Komisioner Komnas Perempuan Siti Aminah Tardi mengatakan, bentuk dukungan tersebut disepakati dengan mengirim pandangan hukum atau amicus curiae dalam judicial review yang diajukan ke Mahkamah Agung tersebut.
"Komnas Perempuan menyepakati mengirimkan amicus curiae," kata wanita yang akrab disapa Ami itu saat ditemui di Kantor Komnas Perempuan, Jakarta Pusat, Selasa (20/6/2023).
"Komnas Perempuan mau memberikan pendapat hukum terkait dengan keputusan KPU ini, itu yang kita lakukan," sambung dia.
Amicus curiae adalah sahabat pengadilan atau friends of court. Bentuk jamak dari amicus curiae adalah amici curiae.
Amicus curiae diartikan sebagai pihak yang merasa berkepentingan terhadap sebuah perkara sehingga memberikan pendapat hukumnya kepada pengadilan.
Akan tetapi, keterlibatan pihak yang merasa berkepentingan ini hanya sebatas memberikan opini dan bukan melakukan perlawanan ataupun memaksa hakim.
Amicus curiae dapat disebut sebagai sebuah mekanisme. Pihak ketiga yang merasa berkepentingan terhadap suatu perkara dapat mengajukan opini hukumnya untuk memperkuat analisa hukum dan menjadi bahan pertimbangan hakim.
Sebelumnya diberitakan, para aktivis gender dan kepemiluan khawatir dengan penerapan pembulatan ke bawah oleh KPU, dalam menghitung 30 persen keterwakilan bacaleg perempuan.
Pembulatan ke bawah ini termuat dalam Pasal 8 ayat (2) Peraturan KPU Nomor 10 Tahun 2023, di mana jika hasil perhitungan 30 persen keterwakilan perempuan menghasilkan angka desimal kurang dari koma lima, maka diberlakukannya pembulatan ke bawah itu.
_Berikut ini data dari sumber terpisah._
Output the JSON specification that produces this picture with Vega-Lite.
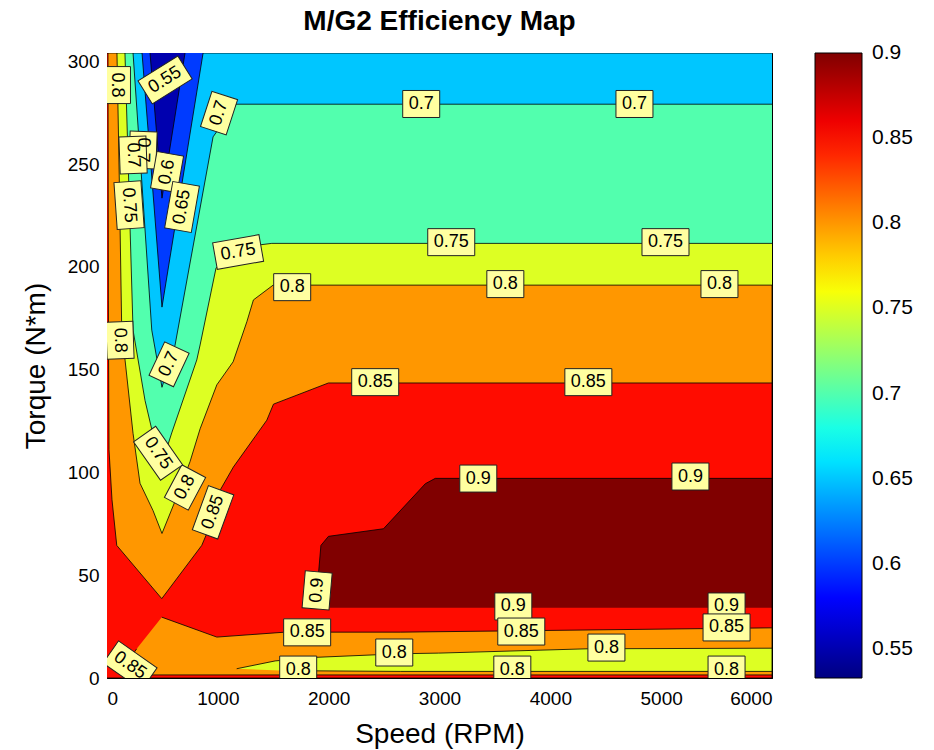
{
  "$schema": "https://vega.github.io/schema/vega-lite/v6.json",
  "width": 665,
  "height": 625,
  "autosize": "none",
  "padding": {"left": 107, "top": 53, "right": 162, "bottom": 72},
  "background": "white",
  "title": {"text": "M/G2 Efficiency Map", "font": "Liberation Sans", "fontSize": 28, "fontWeight": "bold", "color": "black", "anchor": "middle", "baseline": "alphabetic", "offset": -6},
  "config": {
    "view": {"stroke": "black", "strokeWidth": 1},
    "axis": {"labelFont": "Liberation Sans", "labelFontSize": 19, "labelColor": "black", "titleFont": "Liberation Sans", "titleFontSize": 28, "titleFontWeight": "normal", "titleColor": "black", "tickColor": "black", "domain": false, "grid": false, "tickSize": -6}
  },
  "datasets": {
    "poly": [
      {"p":1,"level":0.8,"speed":0,"torque":0},{"p":1,"level":0.8,"speed":6000,"torque":0},{"p":1,"level":0.8,"speed":6000,"torque":304},{"p":1,"level":0.8,"speed":0,"torque":304},
      {"p":2,"level":0.85,"speed":0,"torque":0},{"p":2,"level":0.85,"speed":6000,"torque":0},{"p":2,"level":0.85,"speed":6000,"torque":143.5},{"p":2,"level":0.85,"speed":1998,"torque":143.5},{"p":2,"level":0.85,"speed":1502,"torque":133.2},{"p":2,"level":0.85,"speed":1442,"torque":125.4},{"p":2,"level":0.85,"speed":1140,"torque":102.6},{"p":2,"level":0.85,"speed":1020,"torque":91.3},{"p":2,"level":0.85,"speed":912,"torque":71.8},{"p":2,"level":0.85,"speed":855,"torque":64.5},{"p":2,"level":0.85,"speed":494,"torque":38.6},{"p":2,"level":0.85,"speed":88,"torque":64.5},{"p":2,"level":0.85,"speed":45,"torque":86.7},{"p":2,"level":0.85,"speed":18,"torque":111},{"p":2,"level":0.85,"speed":12,"torque":183.8},{"p":2,"level":0.85,"speed":9,"torque":304},{"p":2,"level":0.85,"speed":0,"torque":304},
      {"p":3,"level":0.8,"speed":494,"torque":29.6},{"p":3,"level":0.8,"speed":991,"torque":19.9},{"p":3,"level":0.8,"speed":1607,"torque":22.3},{"p":3,"level":0.8,"speed":2646,"torque":22.3},{"p":3,"level":0.8,"speed":6000,"torque":24.4},{"p":3,"level":0.8,"speed":6000,"torque":1.5},{"p":3,"level":0.8,"speed":350,"torque":1.5},{"p":3,"level":0.8,"speed":160,"torque":6},{"p":3,"level":0.8,"speed":268,"torque":14.2},
      {"p":4,"level":0.75,"speed":1170,"torque":4.5},{"p":4,"level":0.75,"speed":1517,"torque":8.3},{"p":4,"level":0.75,"speed":1863,"torque":10.0},{"p":4,"level":0.75,"speed":2646,"torque":11.8},{"p":4,"level":0.75,"speed":2992,"torque":12.1},{"p":4,"level":0.75,"speed":4332,"torque":14.2},{"p":4,"level":0.75,"speed":6000,"torque":14.5},{"p":4,"level":0.75,"speed":6000,"torque":3.2},{"p":4,"level":0.75,"speed":2646,"torque":3.2},{"p":4,"level":0.75,"speed":1562,"torque":3.6},
      {"p":5,"level":0.9,"speed":1908,"torque":34.2},{"p":5,"level":0.9,"speed":1908,"torque":50.7},{"p":5,"level":0.9,"speed":1930,"torque":64.5},{"p":5,"level":0.9,"speed":1998,"torque":68.9},{"p":5,"level":0.9,"speed":2495,"torque":72.6},{"p":5,"level":0.9,"speed":2872,"torque":94.5},{"p":5,"level":0.9,"speed":2962,"torque":97.1},{"p":5,"level":0.9,"speed":6000,"torque":97.1},{"p":5,"level":0.9,"speed":6000,"torque":34.2},
      {"p":6,"level":0.75,"speed":6000,"torque":191.1},{"p":6,"level":0.75,"speed":1499,"torque":191.1},{"p":6,"level":0.75,"speed":1321,"torque":183.9},{"p":6,"level":0.75,"speed":1262,"torque":173.3},{"p":6,"level":0.75,"speed":1138,"torque":153.8},{"p":6,"level":0.75,"speed":991,"torque":142.6},{"p":6,"level":0.75,"speed":840,"torque":121.2},{"p":6,"level":0.75,"speed":749,"torque":105.2},{"p":6,"level":0.75,"speed":614,"torque":86},{"p":6,"level":0.75,"speed":496,"torque":70.3},{"p":6,"level":0.75,"speed":415,"torque":81.5},{"p":6,"level":0.75,"speed":298,"torque":94.7},{"p":6,"level":0.75,"speed":235,"torque":119},{"p":6,"level":0.75,"speed":163,"torque":154.6},{"p":6,"level":0.75,"speed":133,"torque":169.2},{"p":6,"level":0.75,"speed":111,"torque":242.2},{"p":6,"level":0.75,"speed":90,"torque":304},{"p":6,"level":0.75,"speed":6000,"torque":304},
      {"p":7,"level":0.7,"speed":6000,"torque":211.4},{"p":7,"level":0.7,"speed":1487,"torque":211.4},{"p":7,"level":0.7,"speed":1382,"torque":210.7},{"p":7,"level":0.7,"speed":984,"torque":199.5},{"p":7,"level":0.7,"speed":840,"torque":162},{"p":7,"level":0.7,"speed":810,"torque":154.7},{"p":7,"level":0.7,"speed":584,"torque":119.2},{"p":7,"level":0.7,"speed":496,"torque":104.4},{"p":7,"level":0.7,"speed":406,"torque":120.5},{"p":7,"level":0.7,"speed":343,"torque":135},{"p":7,"level":0.7,"speed":235,"torque":169.2},{"p":7,"level":0.7,"speed":162,"torque":304},{"p":7,"level":0.7,"speed":6000,"torque":304},
      {"p":8,"level":0.65,"speed":6000,"torque":279.1},{"p":8,"level":0.65,"speed":1165,"torque":279.1},{"p":8,"level":0.65,"speed":957,"torque":263.2},{"p":8,"level":0.65,"speed":614,"torque":161.9},{"p":8,"level":0.65,"speed":496,"torque":141.4},{"p":8,"level":0.65,"speed":404,"torque":169.2},{"p":8,"level":0.65,"speed":313,"torque":242.2},{"p":8,"level":0.65,"speed":235,"torque":304},{"p":8,"level":0.65,"speed":6000,"torque":304},
      {"p":9,"level":0.6,"speed":316,"torque":304},{"p":9,"level":0.6,"speed":496,"torque":180.4},{"p":9,"level":0.6,"speed":867,"torque":304},
      {"p":10,"level":0.55,"speed":388,"torque":304},{"p":10,"level":0.55,"speed":496,"torque":233.4},{"p":10,"level":0.55,"speed":704,"torque":304}
    ],
    "labels": [
      {"t":"0.8","speed":90,"torque":288.4,"rot":90},
      {"t":"0.55","speed":524,"torque":290.9,"rot":-32},
      {"t":"0.7","speed":1011,"torque":274.8,"rot":-72},
      {"t":"0.7","speed":325,"torque":256.8,"rot":92},
      {"t":"0.7","speed":235,"torque":254.4,"rot":88},
      {"t":"0.6","speed":542,"torque":246.1,"rot":-80},
      {"t":"0.65","speed":677,"torque":229.1,"rot":-80},
      {"t":"0.75","speed":199,"torque":230.0,"rot":86},
      {"t":"0.75","speed":1183,"torque":207.2,"rot":-10},
      {"t":"0.7","speed":2835,"torque":279.2,"rot":0},
      {"t":"0.7","speed":4759,"torque":279.2,"rot":0},
      {"t":"0.75","speed":3106,"torque":212.0,"rot":0},
      {"t":"0.75","speed":5039,"torque":212.0,"rot":0},
      {"t":"0.8","speed":1671,"torque":190.1,"rot":0},
      {"t":"0.8","speed":3594,"torque":191.6,"rot":0},
      {"t":"0.8","speed":5526,"torque":191.6,"rot":0},
      {"t":"0.8","speed":117,"torque":164.3,"rot":88},
      {"t":"0.7","speed":560,"torque":152.6,"rot":-65},
      {"t":"0.85","speed":2420,"torque":143.9,"rot":0},
      {"t":"0.85","speed":4343,"torque":143.9,"rot":0},
      {"t":"0.75","speed":461,"torque":109.3,"rot":55},
      {"t":"0.8","speed":704,"torque":92.7,"rot":-62},
      {"t":"0.85","speed":957,"torque":80.6,"rot":-70},
      {"t":"0.9","speed":3350,"torque":97.0,"rot":0},
      {"t":"0.9","speed":5264,"torque":98.0,"rot":0},
      {"t":"0.9","speed":1896,"torque":42.6,"rot":-85},
      {"t":"0.85","speed":1806,"torque":22.2,"rot":0},
      {"t":"0.85","speed":3738,"torque":22.6,"rot":0},
      {"t":"0.85","speed":5590,"torque":24.6,"rot":0},
      {"t":"0.9","speed":3666,"torque":34.8,"rot":0},
      {"t":"0.9","speed":5590,"torque":34.8,"rot":0},
      {"t":"0.8","speed":2592,"torque":12.4,"rot":0},
      {"t":"0.8","speed":4506,"torque":14.8,"rot":0},
      {"t":"0.8","speed":1725,"torque":4.1,"rot":0},
      {"t":"0.8","speed":3657,"torque":4.1,"rot":0},
      {"t":"0.8","speed":5590,"torque":4.1,"rot":0},
      {"t":"0.85","speed":208,"torque":6.1,"rot":35}
    ]
  },
  "encoding": {
    "x": {"field": "speed", "type": "quantitative", "scale": {"domain": [0, 6000], "nice": false, "zero": false},
          "axis": {"orient": "bottom", "title": "Speed (RPM)", "values": [0,1000,2000,3000,4000,5000,6000], "format": "d", "labelPadding": 17, "titlePadding": 12}},
    "y": {"field": "torque", "type": "quantitative", "scale": {"domain": [0, 304], "nice": false, "zero": false},
          "axis": {"orient": "left", "title": "Torque (N*m)", "values": [0,50,100,150,200,250,300], "format": "d", "labelPadding": 14, "titlePadding": 17}},
    "color": {"field": "level", "type": "quantitative",
              "scale": {"domain": [0.533, 0.578875, 0.62475, 0.670625, 0.7165, 0.762375, 0.80825, 0.854125, 0.9],
                        "range": ["#000080", "#0000ff", "#0080ff", "#00ffff", "#80ff80", "#ffff00", "#ff8000", "#ff0000", "#800000"],
                        "interpolate": "rgb"},
              "legend": {"title": null, "orient": "none", "legendX": 708, "legendY": 0, "direction": "vertical",
                         "gradientLength": 625, "gradientThickness": 47, "gradientStrokeColor": "black", "gradientStrokeWidth": 1,
                         "values": [0.55, 0.6, 0.65, 0.7, 0.75, 0.8, 0.85, 0.9], "format": "~g", "labelFont": "Liberation Sans", "labelFontSize": 21,
                         "labelColor": "black", "labelOffset": 10, "labelFlush": false, "labelOverlap": false,
                         "encode": {"labels": {"update": {"baseline": {"value": "middle"}}}}}}
  },
  "layer": [
    {"layer": [
      {"data": {"name": "poly"}, "transform": [{"filter": "datum.p == 1"}], "mark": {"type": "line", "filled": true, "stroke": "black", "strokeWidth": 0.8, "clip": true}, "encoding": {"order": {"value": null}}},
      {"data": {"name": "poly"}, "transform": [{"filter": "datum.p == 2"}], "mark": {"type": "line", "filled": true, "stroke": "black", "strokeWidth": 0.8, "clip": true}, "encoding": {"order": {"value": null}}},
      {"data": {"name": "poly"}, "transform": [{"filter": "datum.p == 3"}], "mark": {"type": "line", "filled": true, "stroke": "black", "strokeWidth": 0.8, "clip": true}, "encoding": {"order": {"value": null}}},
      {"data": {"name": "poly"}, "transform": [{"filter": "datum.p == 4"}], "mark": {"type": "line", "filled": true, "stroke": "black", "strokeWidth": 0.8, "clip": true}, "encoding": {"order": {"value": null}}},
      {"data": {"name": "poly"}, "transform": [{"filter": "datum.p == 5"}], "mark": {"type": "line", "filled": true, "stroke": "black", "strokeWidth": 0.8, "clip": true}, "encoding": {"order": {"value": null}}},
      {"data": {"name": "poly"}, "transform": [{"filter": "datum.p == 6"}], "mark": {"type": "line", "filled": true, "stroke": "black", "strokeWidth": 0.8, "clip": true}, "encoding": {"order": {"value": null}}},
      {"data": {"name": "poly"}, "transform": [{"filter": "datum.p == 7"}], "mark": {"type": "line", "filled": true, "stroke": "black", "strokeWidth": 0.8, "clip": true}, "encoding": {"order": {"value": null}}},
      {"data": {"name": "poly"}, "transform": [{"filter": "datum.p == 8"}], "mark": {"type": "line", "filled": true, "stroke": "black", "strokeWidth": 0.8, "clip": true}, "encoding": {"order": {"value": null}}},
      {"data": {"name": "poly"}, "transform": [{"filter": "datum.p == 9"}], "mark": {"type": "line", "filled": true, "stroke": "black", "strokeWidth": 0.8, "clip": true}, "encoding": {"order": {"value": null}}},
      {"data": {"name": "poly"}, "transform": [{"filter": "datum.p == 10"}], "mark": {"type": "line", "filled": true, "stroke": "black", "strokeWidth": 0.8, "clip": true}, "encoding": {"order": {"value": null}}},
      {"data": {"name": "labels"}, "transform": [{"filter": "length(datum.t) == 3"}],
       "mark": {"type": "point", "shape": "M-1,-0.7297H1V0.7297H-1Z", "size": 1369, "filled": true, "fill": "#ffffa0", "stroke": "#222222", "strokeWidth": 1, "opacity": 1, "clip": true},
       "encoding": {"color": {"value": "#ffffa0"}, "angle": {"field": "rot", "type": "quantitative", "scale": null}}},
      {"data": {"name": "labels"}, "transform": [{"filter": "length(datum.t) == 4"}],
       "mark": {"type": "point", "shape": "M-1,-0.5745H1V0.5745H-1Z", "size": 2209, "filled": true, "fill": "#ffffa0", "stroke": "#222222", "strokeWidth": 1, "opacity": 1, "clip": true},
       "encoding": {"color": {"value": "#ffffa0"}, "angle": {"field": "rot", "type": "quantitative", "scale": null}}}
    ]},
    {"data": {"name": "labels"},
     "mark": {"type": "text", "font": "Liberation Sans", "fontSize": 18, "align": "center", "baseline": "middle", "clip": true},
     "encoding": {
       "x": {"field": "speed", "type": "quantitative", "axis": {"orient": "top", "labels": false, "title": null, "values": [0,1000,2000,3000,4000,5000,6000]}},
       "y": {"field": "torque", "type": "quantitative", "axis": {"orient": "right", "labels": false, "title": null, "values": [0,50,100,150,200,250,300]}},
       "text": {"field": "t"}, "color": {"value": "black"}, "angle": {"field": "rot", "type": "quantitative", "scale": null}}}
  ]
}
Misalnya, jika di suatu dapil terdapat 8 alokasi kursi, maka jumlah 30 persen keterwakilan perempuannya sama dengan 2,4.
Karena angka di belakang desimal kurang dari 5, maka berlaku pembulatan ke bawah.
Akibatnya, keterwakilan perempuan dari total 8 caleg di dapil itu cukup hanya 2 orang dan itu dianggap sudah memenuhi syarat.
Padahal, 2 dari 8 caleg setara 25 persen saja, yang artinya belum memenuhi ambang minimum keterwakilan perempuan 30 persen.
Perkumpulan untuk Pemilu dan Demokrasi (Perludem) menghitung bahwa ada sedikitnya 38 dapil atau sekitar 45 persen dari total dapil DPR RI yang bakal mengalami hal ini.
Diperkirakan, pileg DPR RI dengan peraturan baru ini bakal melenyapkan peluang sedikitnya 684 perempuan untuk masuk Senayan. Ini baru di tingkat nasional, belum provinsi dan kabupaten/kota.
Tak heran, aturan yang ada sekarang dinilai kontraproduktif dengan segala capaian yang berhasil diraih agar penyelenggaraan pemilu lebih berperspektif gender.
Jumlah caleg perempuan, misalnya, sejak pemilu secara langsung digelar pada 2004, selalu menunjukkan tren kenaikan, berdasarkan riset Pusat Kajian Politik Universitas Indonesia (Puskapol UI).
Pada 2004, capaian persentase keterwakilan caleg perempuan baru 29 persen.
Pada 2009, jumlah itu naik jadi 33,6 persen, sebelum naik lagi ke angka 37,6 persen pada 2014. Terakhir, 2019, proporsi itu semakin baik dengan adanya 40 persen perempuan.
Pemilu 2004 hingga 2019 belum berhasil mengirim 30 persen perempuan ke parlemen, melainkan hanya 11,8 persen (2004), 18 persen (2009), 17 persen (2014), dan 20 persen (2019).
Hal ini ironis sebab jumlah pemilih perempuan sejak Pemilu 2004 tak pernah kurang dari 49 persen.